Moles = number of molecules / Avogadro's number Moles = 500 / \(6.022 \times 10^{23}\) = \(8.30 \times 10^{-22}\) mol

Calculate the mass of 500 molecules of chloral hydrate

Mass (g) = moles × molar mass (g/mol) Mass of chloral hydrate = \(8.30 \times 10^{-22}\) mol × 165.37 g/mol = \(1.37 \times 10^{-19}\) g Answer f: The mass of exactly 500 molecules of chloral hydrate is \(1.37 \times 10^{-19}\) g.

Key concepts

Understanding Stoichiometry

Stoichiometry is a section of chemistry that involves the calculation of the quantities of reactants and products involved in a chemical reaction. It's essential for predicting how much product can be produced from given amounts of reactants or determining the quantity of reactants needed to create a specific amount of product.

When dealing with stoichiometry, the first step is usually to write a balanced chemical equation. This represents the conservation of mass, showing that atoms aren't lost or gained in a chemical reaction. Once the equation is balanced, you utilize the coefficients to determine the mole ratio between the substances. These ratios then become the basis for your calculations, whether you're converting between moles and grams, determining the volume of a gas at STP (Standard Temperature and Pressure), or identifying how many particles, like atoms or molecules, are involved.

Improving student understanding in this area involves emphasizing the importance of a balanced equation and proportional reasoning. By mastering stoichiometry, students will be able to confidently translate from the macroscopic scale (grams, liters, and pieces) to the microscopic scale (molecules, atoms, ions) using the mole as the central unit of translation.
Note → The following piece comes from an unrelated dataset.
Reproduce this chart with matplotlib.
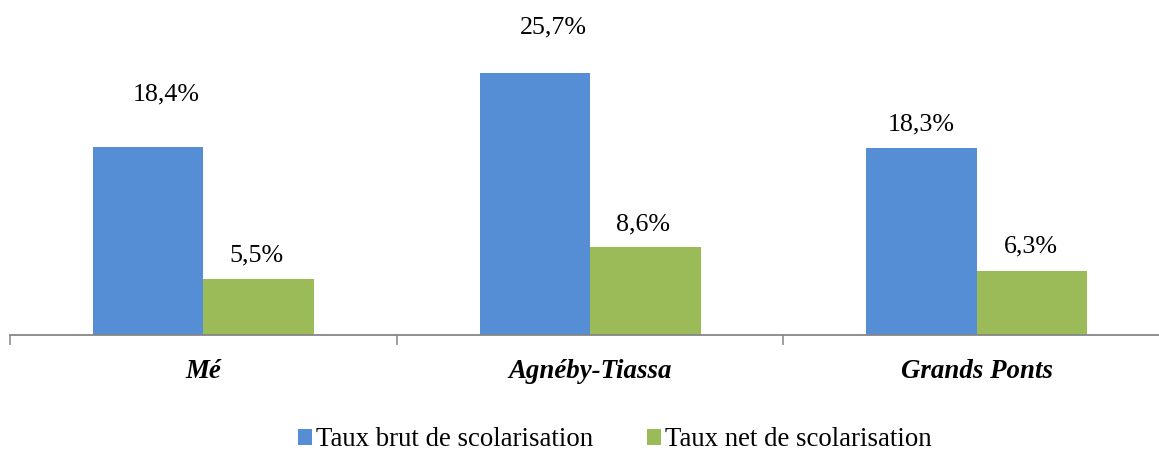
import matplotlib
matplotlib.use("Agg")
import matplotlib.pyplot as plt
from matplotlib.patches import Patch
import numpy as np

regions = ["Mé", "Agnéby-Tiassa", "Grands Ponts"]
series_names = ["Taux brut de scolarisation", "Taux net de scolarisation"]
taux_brut = [18.4, 25.7, 18.3]
taux_net = [5.5, 8.6, 6.3]

colors = ["#558ED5", "#9BBB59"]
# label placement (dx, dy) in pixels relative to the top centre of each bar
brut_label_offsets = [(18, 53), (19, 45), (0, 24)]
net_label_offsets = [(-2, 23), (-2, 23), (-1, 24)]

W, H = 1159, 454
fig = plt.figure(figsize=(W / 100, H / 100), dpi=100)
plt.rcParams["font.family"] = ["Liberation Serif", "DejaVu Serif"]
FS = 18.7
FS_CAT = 19.4
FS_LEG = 19.3

cat_w = 386.7
ax_left = 10 / W
ax_bottom = (H - 335) / H
ax_height = 306 / H
ax = fig.add_axes([ax_left, ax_bottom, 3 * cat_w / W, ax_height])

x = np.arange(len(regions))
bw = 1 / 3.5
b1 = ax.bar(x - bw / 2, taux_brut, bw, color=colors[0], label=series_names[0])
b2 = ax.bar(x + bw / 2, taux_net, bw, color=colors[1], label=series_names[1])

def fmt(v):
    return f"{v:.1f}".replace(".", ",") + "%"

for bars, vals, offs in ((b1, taux_brut, brut_label_offsets), (b2, taux_net, net_label_offsets)):
    for rect, v, (dx, dy) in zip(bars, vals, offs):
        ax.annotate(fmt(v), (rect.get_x() + rect.get_width() / 2, v),
                    xytext=(dx, dy), textcoords="offset pixels",
                    ha="center", va="center", fontsize=FS, color="black")

ax.set_xlim(-0.5, 2.5)
ax.set_ylim(0, 30)
for s in ("top", "right", "left"):
    ax.spines[s].set_visible(False)
ax.spines["bottom"].set_color("#868686")
ax.spines["bottom"].set_linewidth(1.3)
ax.set_yticks([])
ax.set_xticks([-0.5, 0.5, 1.5, 2.5])
ax.set_xticklabels([])
ax.tick_params(axis="x", length=7.5, width=1.1, color="#868686")
ax.set_xticks(x, minor=True)
ax.set_xticklabels(regions, minor=True, fontsize=FS_CAT, fontweight="bold", fontstyle="italic")
ax.tick_params(axis="x", which="minor", length=0, pad=17)

handles = [Patch(facecolor=c, edgecolor="none") for c in colors]
fig.legend(handles, series_names, loc="center", bbox_to_anchor=(615 / W, 1 - 440 / H),
           ncol=2, frameon=False, fontsize=FS_LEG, handlelength=0.52, handleheight=0.5,
           handletextpad=0.15, columnspacing=2.0, borderpad=0)

fig.savefig("out.png", dpi=100)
The Role of Avogadro's Number

Avogadro's number, denoted by the symbol \(6.022 \times 10^{23}\), is an incredibly significant figure in chemistry because it connects the micro world of atoms and molecules to the macro world we can measure. When dealing with substances at the atomic or molecular scale, we use this constant to convert between the amount of substance in moles and the number of particles.

One mole of any substance, be it an element or a compound, contains \(6.022 \times 10^{23}\) of its fundamental particles. This number is akin to a chemist's dozen. Just like a dozen always refers to twelve items, a mole always includes Avogadro's number of particles. Whether counting molecules of chloral hydrate or atoms of chlorine, Avogadro's number is integral.

An important tip for students is remembering that Avogadro's number is used in the conversion process—typically from moles to particles or the reverse. Highlighting its application in practical problems, like calculating the number of atoms in a given mass, can help to cement understanding of Avogadro’s constant and its role in mole-to-particle conversions.

Executing Mole-to-Mass Conversion

Mole-to-mass conversion is a fundamental process in stoichiometry, allowing chemists to translate between the mole (the base unit of quantity in chemistry) and mass, which is often more practical to measure. To perform these conversions, you need two key pieces of information: the substance's molar mass and the number of moles you're dealing with.

The molar mass, typically expressed in grams per mole (g/mol), is the mass of one mole of a substance. It's calculated by summing the atomic masses of all atoms in the compound's formula, as seen in the calculation of the molar mass of chloral hydrate. Once the molar mass is known, mole-to-mass conversions become straightforward:

• To find the mass from moles, multiply the number of moles by the molar mass.
• To find moles from a given mass, divide the mass by the molar mass.

Students should practice this two-way conversion until it feels intuitive, ensuring they understand that moles relate to the number of particles, while mass connects to measurable, tangible quantities of a substance. By focusing on the relationship between moles, molar mass, and mass, learners can navigate through a variety of stoichiometric calculations with confidence.